# Start of PROVIDED ENTRIES

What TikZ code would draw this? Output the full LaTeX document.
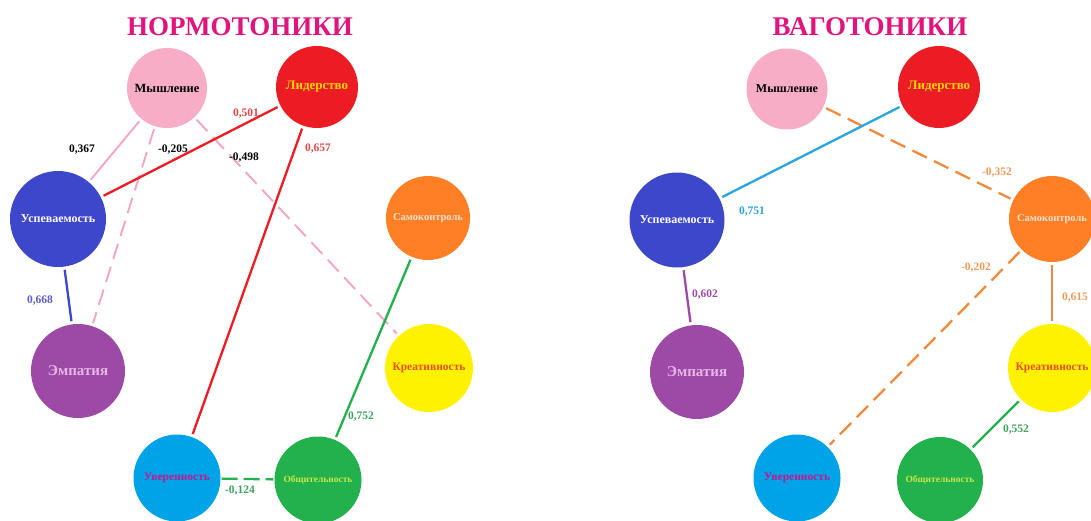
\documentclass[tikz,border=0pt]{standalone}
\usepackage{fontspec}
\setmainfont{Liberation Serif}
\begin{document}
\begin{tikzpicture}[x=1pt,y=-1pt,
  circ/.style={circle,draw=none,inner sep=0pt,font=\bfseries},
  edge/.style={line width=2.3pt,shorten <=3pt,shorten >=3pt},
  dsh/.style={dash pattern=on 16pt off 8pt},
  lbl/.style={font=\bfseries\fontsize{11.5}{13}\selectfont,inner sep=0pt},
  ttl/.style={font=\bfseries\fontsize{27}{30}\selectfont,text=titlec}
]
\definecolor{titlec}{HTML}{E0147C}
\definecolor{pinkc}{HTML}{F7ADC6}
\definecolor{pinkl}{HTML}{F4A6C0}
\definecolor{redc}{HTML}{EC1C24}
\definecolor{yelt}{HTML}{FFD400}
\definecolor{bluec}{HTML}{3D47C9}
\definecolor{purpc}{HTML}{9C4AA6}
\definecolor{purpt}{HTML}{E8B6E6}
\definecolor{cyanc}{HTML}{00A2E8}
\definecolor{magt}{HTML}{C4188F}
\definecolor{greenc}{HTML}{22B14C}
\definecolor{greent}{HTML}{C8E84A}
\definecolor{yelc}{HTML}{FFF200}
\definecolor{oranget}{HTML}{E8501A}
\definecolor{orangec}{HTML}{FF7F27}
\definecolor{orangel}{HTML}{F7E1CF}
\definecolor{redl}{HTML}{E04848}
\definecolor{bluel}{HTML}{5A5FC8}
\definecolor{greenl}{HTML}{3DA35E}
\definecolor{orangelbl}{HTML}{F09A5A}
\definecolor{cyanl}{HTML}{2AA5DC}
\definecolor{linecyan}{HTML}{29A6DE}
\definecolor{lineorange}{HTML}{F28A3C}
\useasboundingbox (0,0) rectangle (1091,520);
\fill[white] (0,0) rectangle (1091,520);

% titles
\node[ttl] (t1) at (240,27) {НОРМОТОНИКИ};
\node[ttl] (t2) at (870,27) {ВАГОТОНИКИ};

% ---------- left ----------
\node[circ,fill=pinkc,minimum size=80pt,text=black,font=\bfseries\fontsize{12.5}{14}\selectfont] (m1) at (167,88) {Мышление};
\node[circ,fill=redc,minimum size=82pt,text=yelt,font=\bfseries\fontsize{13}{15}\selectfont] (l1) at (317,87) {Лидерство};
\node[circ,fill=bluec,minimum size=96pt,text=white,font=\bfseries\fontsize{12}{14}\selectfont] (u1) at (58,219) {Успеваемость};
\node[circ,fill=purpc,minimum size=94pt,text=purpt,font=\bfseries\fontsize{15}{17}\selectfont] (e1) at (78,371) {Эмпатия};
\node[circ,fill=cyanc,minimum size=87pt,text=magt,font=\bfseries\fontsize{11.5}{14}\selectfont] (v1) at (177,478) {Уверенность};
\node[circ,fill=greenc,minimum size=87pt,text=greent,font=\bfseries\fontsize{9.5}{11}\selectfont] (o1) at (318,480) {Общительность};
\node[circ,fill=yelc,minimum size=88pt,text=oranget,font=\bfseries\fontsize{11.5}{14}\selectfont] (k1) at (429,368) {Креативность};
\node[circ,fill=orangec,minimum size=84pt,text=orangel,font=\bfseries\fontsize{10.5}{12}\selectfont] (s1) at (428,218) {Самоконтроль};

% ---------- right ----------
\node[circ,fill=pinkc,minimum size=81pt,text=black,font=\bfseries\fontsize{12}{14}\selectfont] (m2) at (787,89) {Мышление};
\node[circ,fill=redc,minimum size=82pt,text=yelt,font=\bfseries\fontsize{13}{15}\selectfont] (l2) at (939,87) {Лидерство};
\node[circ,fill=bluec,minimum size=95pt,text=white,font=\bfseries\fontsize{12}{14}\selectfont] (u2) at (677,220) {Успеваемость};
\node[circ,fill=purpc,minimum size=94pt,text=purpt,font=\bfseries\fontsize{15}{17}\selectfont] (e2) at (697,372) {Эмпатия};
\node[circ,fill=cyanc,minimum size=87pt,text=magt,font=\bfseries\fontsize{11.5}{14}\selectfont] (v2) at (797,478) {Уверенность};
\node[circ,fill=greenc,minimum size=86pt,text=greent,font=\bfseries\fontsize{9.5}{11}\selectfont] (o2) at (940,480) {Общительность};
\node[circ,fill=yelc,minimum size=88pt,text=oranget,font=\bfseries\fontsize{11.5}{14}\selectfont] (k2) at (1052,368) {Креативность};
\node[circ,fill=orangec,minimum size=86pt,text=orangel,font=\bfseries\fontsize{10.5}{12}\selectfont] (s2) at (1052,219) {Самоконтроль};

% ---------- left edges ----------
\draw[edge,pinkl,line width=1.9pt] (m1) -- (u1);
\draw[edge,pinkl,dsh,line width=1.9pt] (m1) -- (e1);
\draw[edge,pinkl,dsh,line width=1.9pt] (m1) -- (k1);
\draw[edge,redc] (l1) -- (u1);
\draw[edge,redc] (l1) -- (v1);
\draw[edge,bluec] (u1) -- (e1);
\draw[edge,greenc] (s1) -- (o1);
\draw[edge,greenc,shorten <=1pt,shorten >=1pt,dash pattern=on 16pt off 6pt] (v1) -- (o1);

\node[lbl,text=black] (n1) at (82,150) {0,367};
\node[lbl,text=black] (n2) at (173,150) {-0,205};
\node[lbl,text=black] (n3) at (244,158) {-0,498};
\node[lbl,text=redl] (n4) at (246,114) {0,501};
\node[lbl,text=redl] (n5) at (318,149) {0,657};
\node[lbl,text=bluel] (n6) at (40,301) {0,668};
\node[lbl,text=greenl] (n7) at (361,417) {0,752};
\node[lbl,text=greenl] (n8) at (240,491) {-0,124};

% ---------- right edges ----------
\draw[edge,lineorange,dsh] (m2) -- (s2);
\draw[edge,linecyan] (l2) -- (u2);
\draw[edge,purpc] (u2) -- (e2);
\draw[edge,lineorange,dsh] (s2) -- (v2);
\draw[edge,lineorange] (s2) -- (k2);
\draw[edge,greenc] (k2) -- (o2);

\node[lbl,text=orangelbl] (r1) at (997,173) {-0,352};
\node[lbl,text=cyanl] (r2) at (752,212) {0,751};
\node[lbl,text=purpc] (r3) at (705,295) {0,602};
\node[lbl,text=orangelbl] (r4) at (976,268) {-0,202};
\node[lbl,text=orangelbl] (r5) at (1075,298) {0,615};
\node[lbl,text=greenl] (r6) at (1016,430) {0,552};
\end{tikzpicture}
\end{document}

# End of PROVIDED ENTRIES
# Start of PROVIDED ENTRIES

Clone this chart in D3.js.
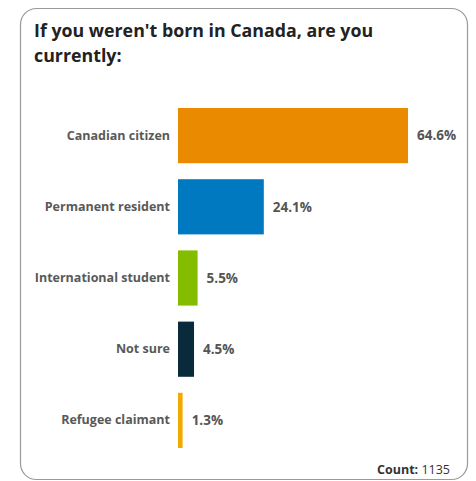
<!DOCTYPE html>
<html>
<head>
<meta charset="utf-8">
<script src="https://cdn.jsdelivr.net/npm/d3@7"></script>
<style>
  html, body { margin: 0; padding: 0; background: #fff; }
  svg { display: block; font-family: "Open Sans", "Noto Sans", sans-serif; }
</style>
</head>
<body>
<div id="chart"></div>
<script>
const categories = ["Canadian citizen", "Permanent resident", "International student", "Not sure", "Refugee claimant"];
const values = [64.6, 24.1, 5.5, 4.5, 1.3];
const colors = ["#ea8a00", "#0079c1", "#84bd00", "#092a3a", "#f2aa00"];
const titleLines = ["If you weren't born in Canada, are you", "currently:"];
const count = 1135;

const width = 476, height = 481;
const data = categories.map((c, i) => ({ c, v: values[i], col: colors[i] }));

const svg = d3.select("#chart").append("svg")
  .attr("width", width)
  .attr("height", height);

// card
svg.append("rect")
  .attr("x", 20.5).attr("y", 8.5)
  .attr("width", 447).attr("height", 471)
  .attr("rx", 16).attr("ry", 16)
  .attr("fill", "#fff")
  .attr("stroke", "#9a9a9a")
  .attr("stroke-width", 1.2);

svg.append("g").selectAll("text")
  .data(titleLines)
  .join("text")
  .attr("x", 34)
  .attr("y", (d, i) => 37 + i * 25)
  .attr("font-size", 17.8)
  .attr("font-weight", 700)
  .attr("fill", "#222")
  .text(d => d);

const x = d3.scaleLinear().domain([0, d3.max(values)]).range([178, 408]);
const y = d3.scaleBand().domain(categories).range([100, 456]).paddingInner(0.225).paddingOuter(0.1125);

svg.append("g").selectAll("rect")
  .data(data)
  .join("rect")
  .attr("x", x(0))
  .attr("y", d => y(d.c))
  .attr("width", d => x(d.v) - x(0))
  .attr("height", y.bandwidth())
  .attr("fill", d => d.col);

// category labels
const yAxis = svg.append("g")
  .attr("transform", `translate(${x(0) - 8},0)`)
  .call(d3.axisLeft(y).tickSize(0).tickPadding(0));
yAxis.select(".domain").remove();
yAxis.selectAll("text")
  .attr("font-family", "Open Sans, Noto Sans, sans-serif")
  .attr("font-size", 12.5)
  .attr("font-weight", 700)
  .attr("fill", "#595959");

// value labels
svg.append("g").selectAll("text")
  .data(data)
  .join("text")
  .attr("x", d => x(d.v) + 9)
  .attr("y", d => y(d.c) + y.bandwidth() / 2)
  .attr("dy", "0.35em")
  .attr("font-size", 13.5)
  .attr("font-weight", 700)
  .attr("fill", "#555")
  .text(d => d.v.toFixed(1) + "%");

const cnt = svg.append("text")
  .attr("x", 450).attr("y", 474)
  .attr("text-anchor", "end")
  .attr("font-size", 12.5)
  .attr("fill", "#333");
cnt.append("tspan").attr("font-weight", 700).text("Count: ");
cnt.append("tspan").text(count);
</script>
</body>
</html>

# End of PROVIDED ENTRIES
# Start of PROVIDED ENTRIES

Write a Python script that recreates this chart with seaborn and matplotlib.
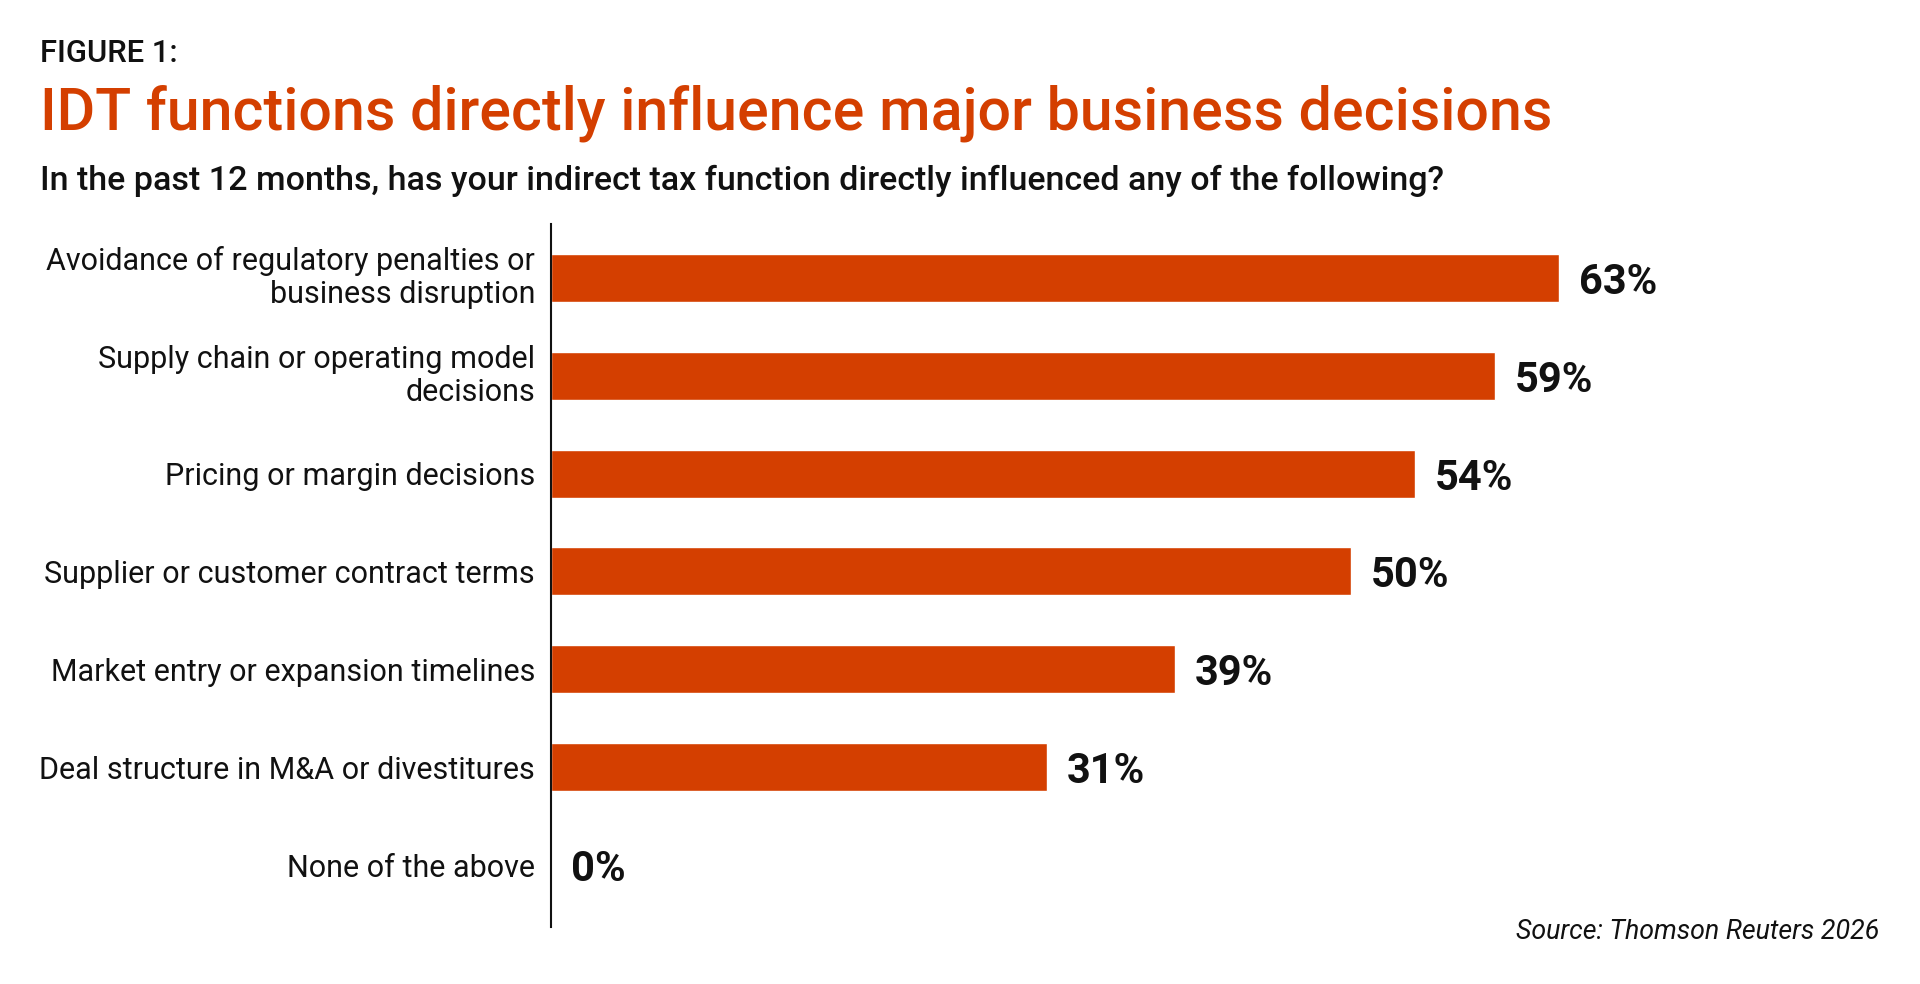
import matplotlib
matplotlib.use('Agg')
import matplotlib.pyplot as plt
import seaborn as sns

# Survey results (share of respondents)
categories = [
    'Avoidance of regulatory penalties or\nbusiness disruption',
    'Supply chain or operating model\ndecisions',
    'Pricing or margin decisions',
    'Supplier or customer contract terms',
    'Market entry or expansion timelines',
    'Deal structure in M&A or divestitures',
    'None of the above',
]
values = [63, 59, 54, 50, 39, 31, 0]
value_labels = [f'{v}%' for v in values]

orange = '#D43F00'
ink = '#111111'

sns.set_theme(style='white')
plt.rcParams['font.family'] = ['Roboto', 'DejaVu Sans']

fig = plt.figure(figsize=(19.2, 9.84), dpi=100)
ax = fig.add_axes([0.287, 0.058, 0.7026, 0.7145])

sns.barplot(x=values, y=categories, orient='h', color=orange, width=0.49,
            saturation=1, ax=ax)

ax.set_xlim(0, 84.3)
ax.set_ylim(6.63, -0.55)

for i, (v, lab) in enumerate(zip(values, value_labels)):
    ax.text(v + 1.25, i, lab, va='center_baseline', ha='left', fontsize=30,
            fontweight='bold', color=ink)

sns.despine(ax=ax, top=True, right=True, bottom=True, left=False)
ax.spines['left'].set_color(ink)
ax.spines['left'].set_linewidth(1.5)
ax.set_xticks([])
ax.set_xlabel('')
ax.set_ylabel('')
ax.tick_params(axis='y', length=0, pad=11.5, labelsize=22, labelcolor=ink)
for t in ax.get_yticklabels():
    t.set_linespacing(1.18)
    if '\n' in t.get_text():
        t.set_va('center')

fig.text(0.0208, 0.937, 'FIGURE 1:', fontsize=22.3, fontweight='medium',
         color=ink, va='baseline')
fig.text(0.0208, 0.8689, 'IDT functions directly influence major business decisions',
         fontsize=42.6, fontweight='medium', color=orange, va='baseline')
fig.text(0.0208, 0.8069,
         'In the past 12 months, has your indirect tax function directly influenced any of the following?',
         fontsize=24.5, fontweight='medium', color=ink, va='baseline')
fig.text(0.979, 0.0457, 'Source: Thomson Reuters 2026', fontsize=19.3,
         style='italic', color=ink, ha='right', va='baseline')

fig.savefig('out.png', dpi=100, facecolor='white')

# End of PROVIDED ENTRIES

-- YOUR TASK --
Do not include pictures. Give again exactly the lines starting at the one with "Clone this chart in D3.js." and ending at the one with "const count = 1135;", both included.

-- WORKED ANSWER --
Clone this chart in D3.js.
<!DOCTYPE html>
<html>
<head>
<meta charset="utf-8">
<script src="https://cdn.jsdelivr.net/npm/d3@7"></script>
<style>
  html, body { margin: 0; padding: 0; background: #fff; }
  svg { display: block; font-family: "Open Sans", "Noto Sans", sans-serif; }
</style>
</head>
<body>
<div id="chart"></div>
<script>
const categories = ["Canadian citizen", "Permanent resident", "International student", "Not sure", "Refugee claimant"];
const values = [64.6, 24.1, 5.5, 4.5, 1.3];
const colors = ["#ea8a00", "#0079c1", "#84bd00", "#092a3a", "#f2aa00"];
const titleLines = ["If you weren't born in Canada, are you", "currently:"];
const count = 1135;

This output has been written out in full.